Consider a shopper in the cough and cold category. She wants a cough suppressant and something to take away the aches and pains that go along with her seasonal cold. What she also needs – but might not express in any overt way – is some intensive moisturiser to heal her winter-dry skin.

This customer enters the store with one direct need in mind: relief from an irritating cough and general discomfort of a cold. The pharmacy could take this one need and create any number of logical pathways to other products. Shelf signage and cross-merchandising are just two common and effective techniques to carry the customer effortlessly from one area of the front shop to another. No staff intervention is needed, and the implementation of this technique is no more complicated than one’s own common sense.

2. Capitalise on pharmacy's unique position


Supermarkets and mass market retailers adapted category management to the business of retailing to serve a specific set of needs. Observe the shoppers in one of these outlets for just an hour or two and a clear pattern of behaviour can be noted: shoppers want to serve themselves. Of course there are times when a customer needs assistance, but the prevailing preference is to enter, shop, pay and leave, more often than not with no interaction beyond the exchange of a brief pleasantry and money.
Pharmacy shopper behaviour is often markedly different, but the wise pharmacist will not be fooled into thinking these shoppers are a group entirely separate from supermarket shoppers or mass market retailer shoppers. The middle-aged woman who spends 15 minutes talking with the pharmacist about her medicine may well have a bootful of groceries in her car, all of which she just purchased without exchanging a single word with any supermarket employee. The 20-something man asking the pharmacy assistant about a £3 bottle of pain reliever could have just purchased an expensive portable stereo and half a dozen CDs at the local mass market retailer without once consulting a store employee for advice.

The difference between customers of one retailer versus another is not the customers themselves. Instead it is their expectations of different retailers, their attitude when shopping there and their view of how the retailer is positioned to serve them. Happily, pharmacy has the ability to influence all three of these perceptions.

3. Know what customers expect - then change it


Customers know they can fill their prescriptions at community pharmacy.
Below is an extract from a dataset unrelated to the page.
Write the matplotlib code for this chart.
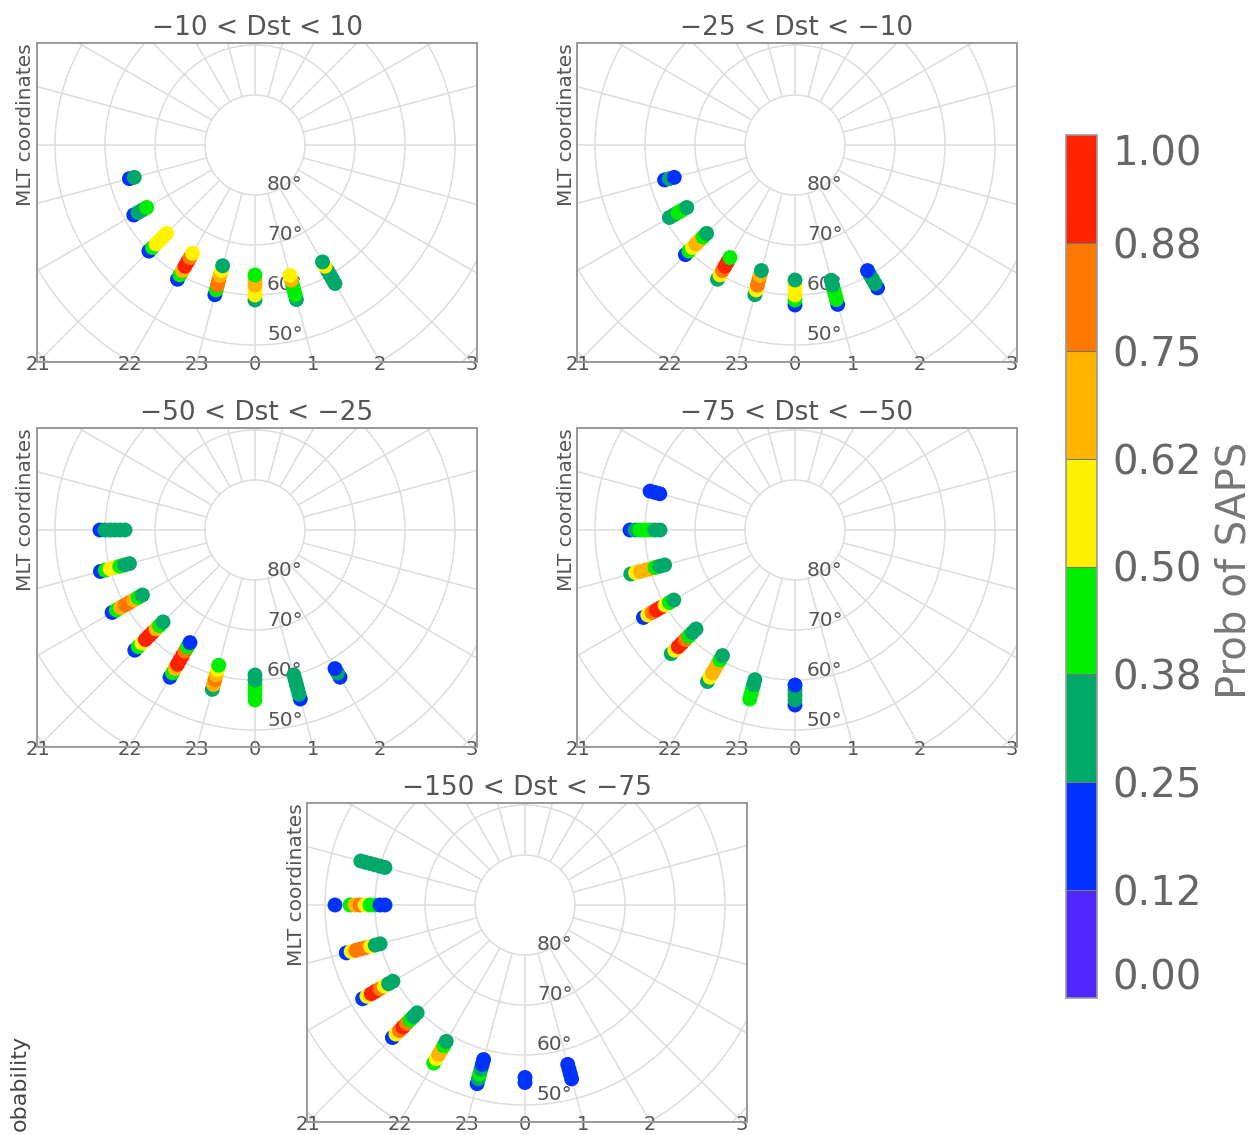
import numpy as np
import matplotlib
matplotlib.use("Agg")
import matplotlib.pyplot as plt
from matplotlib.colors import ListedColormap, BoundaryNorm
from matplotlib.cm import ScalarMappable
from matplotlib.patches import Circle

nan = np.nan

# probability colour scale
band_colors = ["#5028ff", "#0032ff", "#00a86a", "#00ee00",
               "#fff200", "#ffb400", "#ff7800", "#ff2200"]
band_edges = [0.0, 0.125, 0.25, 0.375, 0.5, 0.625, 0.75, 0.875, 1.0]
band_labels = ["0.00", "0.12", "0.25", "0.38", "0.50", "0.62", "0.75", "0.88", "1.00"]

titles = ["\u221210 < Dst < 10", "\u221225 < Dst < \u221210", "\u221250 < Dst < \u221225",
          "\u221275 < Dst < \u221250", "\u2212150 < Dst < \u221275"]

mlt_ticks = [21, 22, 23, 0, 1, 2, 3]
lat_labels = [80, 70, 60, 50]

# each streak: MLT hour, lowest latitude (1 deg steps), probability per latitude bin
p1_mlt = [19, 20, 21, 22, 23, 0, 1, 2]
p1_lat0 = [64, 62, 60, 59, 59, 59, 58, 58]
p1_prob = [
    [0.19, 0.31],
    [0.19, 0.31, 0.31, 0.44],
    [0.19, 0.44, 0.56, 0.56, 0.56, 0.56],
    [0.19, 0.44, 0.69, 0.94, 0.94, 0.81, 0.56],
    [0.19, 0.44, 0.81, 0.81, 0.69, 0.56, 0.31],
    [0.31, 0.56, 0.56, 0.69, 0.69, 0.44],
    [0.31, 0.44, 0.44, 0.44, 0.69, 0.56],
    [0.31, 0.31, 0.31, 0.31, 0.56, 0.31],
]

p2_mlt = [19, 20, 21, 22, 23, 0, 1, 2]
p2_lat0 = [63, 61, 59, 59, 59, 58, 57, 57]
p2_prob = [
    [0.19, 0.31, 0.19],
    [0.31, 0.31, 0.44, 0.44, 0.31],
    [0.19, 0.44, 0.56, 0.69, 0.69, 0.44, 0.31],
    [0.31, 0.56, 0.81, 0.94, 0.94, 0.44],
    [0.31, 0.56, 0.81, 0.81, 0.69, 0.31],
    [0.19, 0.44, 0.56, 0.56, 0.56, 0.31],
    [0.19, 0.44, 0.44, 0.44, 0.31, 0.31],
    [0.19, 0.31, 0.31, 0.31, 0.19],
]

p3_mlt = [18, 19, 20, 21, 22, 23, 0, 1, 2]
p3_lat0 = [59, 58, 57, 56, 56, 57, 56, 55, 56]
p3_prob = [
    [0.19, 0.31, 0.31, 0.31, 0.31, 0.31],
    [0.19, 0.44, 0.56, 0.56, 0.44, 0.31, 0.31],
    [0.19, 0.44, 0.69, 0.81, 0.81, 0.69, 0.44, 0.31],
    [0.19, 0.44, 0.56, 0.94, 0.94, 0.94, 0.69, 0.44, 0.31],
    [0.19, 0.44, 0.69, 0.94, 0.94, 0.94, 0.81, 0.44, 0.19],
    [0.31, 0.69, 0.81, 0.69, 0.56, 0.44],
    [0.44, 0.44, 0.44, 0.44, 0.31, 0.31],
    [0.19, 0.31, 0.31, 0.31, 0.31, 0.31],
    [0.19, 0.31, 0.19],
]

p4_mlt = [17, 18, 19, 20, 21, 22, 23, 0]
p4_lat0 = [60, 57, 56, 55, 55, 55, 55, 55]
p4_prob = [
    [0.19, 0.19, 0.19],
    [0.19, 0.31, 0.44, 0.44, 0.44, 0.31, 0.31],
    [0.31, 0.56, 0.69, 0.69, 0.69, 0.44, 0.31, 0.31],
    [0.19, 0.56, 0.81, 0.94, 0.94, 0.56, 0.44, 0.31],
    [0.31, 0.56, 0.94, 0.94, 0.81, 0.44, 0.31, 0.31],
    [0.31, 0.56, 0.69, 0.69, 0.69, 0.44, 0.31],
    [0.44, 0.44, 0.44, 0.31, 0.31],
    [0.19, 0.31, 0.31, 0.31, 0.19],
]

p5_mlt = [17, 18, 19, 20, 21, 22, 23, 0, 1]
p5_lat0 = [56, 52, 53, 52.5, 52.5, 53.5, 53, 54.5, 54]
p5_prob = [
    [0.31, 0.31, 0.31, 0.31, 0.31, 0.31],
    [0.19, nan, nan, 0.44, 0.69, 0.81, 0.56, 0.44, 0.44, 0.19, 0.19],
    [0.19, 0.56, 0.81, 0.81, 0.81, 0.56, 0.31, 0.31],
    [0.19, 0.56, 0.94, 0.94, 0.81, 0.56, 0.31, 0.31],
    [0.19, 0.56, 0.81, 0.94, 0.81, 0.44, 0.31, 0.31],
    [0.44, 0.56, 0.69, 0.69, 0.44, 0.31],
    [0.19, 0.31, 0.44, 0.31, 0.19, 0.19],
    [0.19, 0.19],
    [0.19, 0.19, 0.19, 0.19],
]

panels = [(p1_mlt, p1_lat0, p1_prob), (p2_mlt, p2_lat0, p2_prob),
          (p3_mlt, p3_lat0, p3_prob), (p4_mlt, p4_lat0, p4_prob),
          (p5_mlt, p5_lat0, p5_prob)]

# axes boxes in pixels (left, top, right, bottom)
W, H = 1255, 1135
boxes = [(37, 43, 477, 362), (577, 43, 1017, 362),
         (37, 428, 477, 747), (577, 428, 1017, 747),
         (307, 803, 747, 1122)]

cmap = ListedColormap(band_colors)
norm = BoundaryNorm(band_edges, cmap.N)

XMIN, XMAX, YMIN, YMAX = -43.6, 44.4, -43.4, 20.4
grid_c = "#dddddd"
text_c = "#555555"


def to_xy(mlt, colat):
    th = np.deg2rad(np.asarray(mlt) * 15.0)
    return colat * np.sin(th), -colat * np.cos(th)


fig = plt.figure(figsize=(W / 100, H / 100), dpi=100)

for k in range(5):
    l, t, r, b = boxes[k]
    ax = fig.add_axes([l / W, 1 - b / H, (r - l) / W, (b - t) / H])
    ax.set_xlim(XMIN, XMAX)
    ax.set_ylim(YMIN, YMAX)

    # grid: latitude circles and hourly MLT lines
    for colat in range(10, 70, 10):
        ax.add_patch(Circle((0, 0), colat, fill=False, ec=grid_c, lw=1.1, zorder=1))
    for h in range(24):
        x0, y0 = to_xy(h, 10)
        x1, y1 = to_xy(h, 90)
        ax.plot([x0, x1], [y0, y1], color=grid_c, lw=1.1, zorder=1)

    for lat in lat_labels:
        ax.text(2.4, -(90 - lat) + 2, f"{lat}\u00b0", fontsize=14.5, color=text_c,
                ha="left", va="center", zorder=2)

    mlts, lat0s, probs = panels[k]
    for m, l0, pr in zip(mlts, lat0s, probs):
        pr = np.array(pr, dtype=float)
        lats = l0 + np.arange(len(pr))
        ok = ~np.isnan(pr)
        x, y = to_xy(m, 90 - lats[ok])
        ax.scatter(x, y, c=pr[ok], cmap=cmap, norm=norm, s=115, lw=0, zorder=3)

    ticks_x = [-YMIN * np.tan(np.deg2rad((m if m < 12 else m - 24) * 15)) for m in mlt_ticks]
    ax.set_xticks(ticks_x)
    ax.set_xticklabels([str(m) for m in mlt_ticks])
    ax.tick_params(axis="x", length=0, pad=-5, labelsize=14, labelcolor=text_c)
    ax.set_yticks([])
    for s in ax.spines.values():
        s.set_color("#999999")
        s.set_linewidth(1.4)

    ax.set_title(titles[k], fontsize=19, color=text_c, pad=6)
    ax.text(-0.025, 1.0, "MLT coordinates", rotation=90, transform=ax.transAxes,
            ha="center", va="top", fontsize=14.5, color=text_c)

# colour bar
cax = fig.add_axes([1066 / W, 1 - 998 / H, 31 / W, 863 / H])
sm = ScalarMappable(norm=norm, cmap=cmap)
cb = fig.colorbar(sm, cax=cax, ticks=band_edges, drawedges=True)
cb.outline.set_edgecolor("#999999")
cb.outline.set_linewidth(1.2)
cb.dividers.set_color("#777777")
cb.dividers.set_linewidth(0.8)
cb.set_ticklabels(band_labels)
cax.tick_params(length=0, pad=11, labelsize=29, labelcolor="#666666")
labs = cax.get_yticklabels()
labs[0].set_va("bottom")
labs[-1].set_va("top")
fig.text(1234 / W, 1 - 570 / H, "Prob of SAPS", rotation=90, fontsize=29,
         color="#777777", ha="center", va="center")

# visible part of a label from the neighbouring figure
fig.text(20 / W, 1 - 1035 / H, "obability", rotation=90, fontsize=16,
         color="#444444", ha="center", va="top")

fig.savefig("out.png", dpi=100)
That is the most obvious conclusion. Unfortunately what they may have learnt to expect through repeated experience is that pharmacy does not have much for them beyond prescription medicine. All too often in the past the community pharmacy has had a somewhat disorganised assortment of over-the-counter (OTC) products filling the space not needed by the dispensary. In the minds of many shoppers the front shop became the not-always-welcoming foyer to the main living space – the pharmacy counter. But the days of differentiating a “patient” who purchases a prescription from the dispensary and a “consumer” who may self-select products for purchase are long gone. These are, in fact, the very same person.

Pharmacists know that the front shop is more important than ever, especially as the new contract expects pharmacists to support self-care, medicines use reviews (MURs) and enhanced services. Consulting with a customer about healthy lifestyle choices requires reference to and recommendation of any number of OTC products that improve overall health. Pharmacists can effectively change what even their long-term customers expect. Knowing and accepting what the average customer perceives is more than half the battle. Communication, both direct and indirect, can and will change how customers shop at the pharmacy.

Steps forward


Nothing at all is wrong with the basic principles of category management. They are effective tools to choose and arrange products for the purpose of profitability. But by taking these principles one step further, the pharmacy can harness their energy to create the ultimate in “shopability”. After that, simply review, revise and repeat as needed.